It is 1938. While Japan engages in militarist conquest, a cold war simmers between the Makioka sisters. As in so many superb Ozu films, the Sisters’ conflicts revolve around attempts to marry off the third (almost spinster) Makioka daughter. With their wealthy parents long deceased, Tsuruko and her salaryman husband Tatsuo (who took the prestigious Makioka name) control the Makioka family’s eroding but still considerable fortune and exercise veto power over Yukiko’s potential suitors. This also directly affects the youngest, Taeko, who cannot marry or draw on her inheritance until Yukiko is suitably married.
Further complicating the Makioka family dynamic, the youngest sisters pointedly moved in with the second sister Sachiko and her only too obliging husband after Tsuruko and Tatsuo unwittingly exacerbated a scandal involving Taeko and the dissolute son of a wealthy jeweler. As a result, Sachiko suspects Tsuruko’s objections to Yukiko’s parade of would-be husbands are based more out spite than genuine concern. Yet, perhaps Yukiko bears some responsibility for her fickleness as well.

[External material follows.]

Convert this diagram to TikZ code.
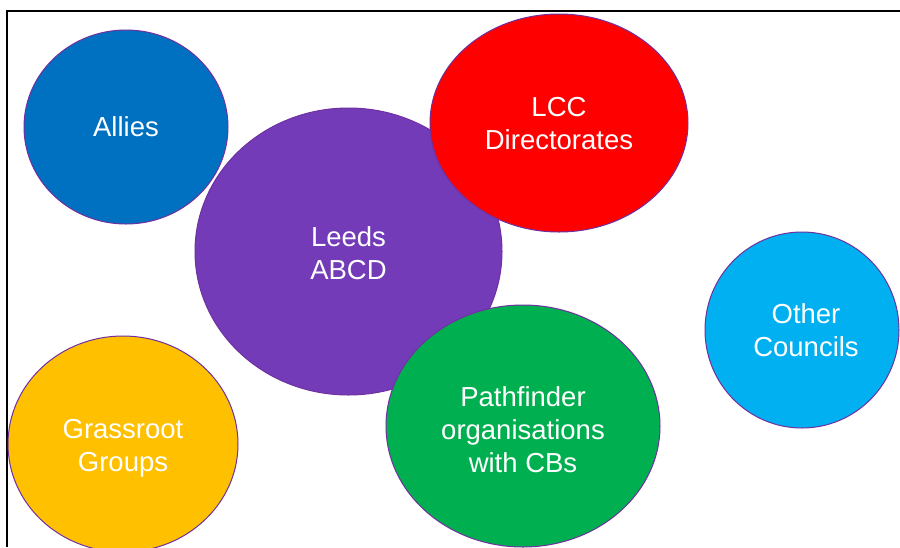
\documentclass[tikz,border=0pt]{standalone}
\usepackage{fontspec}
\setmainfont{Liberation Sans}
\definecolor{alliesblue}{HTML}{0070C0}
\definecolor{leedspurple}{HTML}{733BB8}
\definecolor{lccred}{HTML}{FF0000}
\definecolor{othercyan}{HTML}{00B0F0}
\definecolor{grassgold}{HTML}{FFC000}
\definecolor{pathgreen}{HTML}{00B050}
\definecolor{rimpurple}{HTML}{7030A0}
\begin{document}
\begin{tikzpicture}[x=1pt,y=-1pt,
  bubble/.style={draw=rimpurple,line width=1pt},
  label/.style={text=white,align=center,font=\fontsize{27.5}{33}\selectfont,inner sep=0pt}]
\useasboundingbox (0,0) rectangle (900,547);
\clip (0,0) rectangle (900,547);
\fill[white] (0,0) rectangle (900,547);
\draw[line width=2.2pt] (7,547) -- (7,11) -- (900,11);
% Allies
\fill[alliesblue,bubble] (126,127) ellipse [x radius=102, y radius=97];
\node[label] (allies) at (126,127) {Allies};
% Leeds ABCD
\fill[leedspurple,bubble] (348.5,251.5) ellipse [x radius=153.5, y radius=143.5];
\node[label] (leeds) at (348.5,253) {Leeds\\ABCD};
% LCC Directorates
\fill[lccred,bubble] (559,123) ellipse [x radius=129, y radius=109];
\node[label] (lcc) at (559,123.5) {LCC\\Directorates};
% Pathfinder
\fill[pathgreen,bubble] (523,426) ellipse [x radius=137, y radius=121];
\node[label] (path) at (523,430) {Pathfinder\\organisations\\with CBs};
% Other Councils
\fill[othercyan,bubble] (802,330) ellipse [x radius=97, y radius=98];
\node[label] (other) at (806,330.5) {Other\\Councils};
% Grassroot Groups
\fill[grassgold,bubble] (123,444) ellipse [x radius=115, y radius=108];
\node[label] (grass) at (123,448.5) {Grassroot\\Groups};
\end{tikzpicture}
\end{document}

Essentially, Makioka is Ichikawa’s version of an Ozu film, shrewdly observing the absurdities of social rituals, while noting the passing of a gentler time gone-by. Yet, Ichikawa’s sensibility is radically different, reveling in his characters’ dramatic cattiness. Where Ozu is simple and spare, Ichikawa is lush and even slightly lurid. In short, Makioka is good clean scandalous fun, as well as a masterwork of an underappreciated Japanese auteur.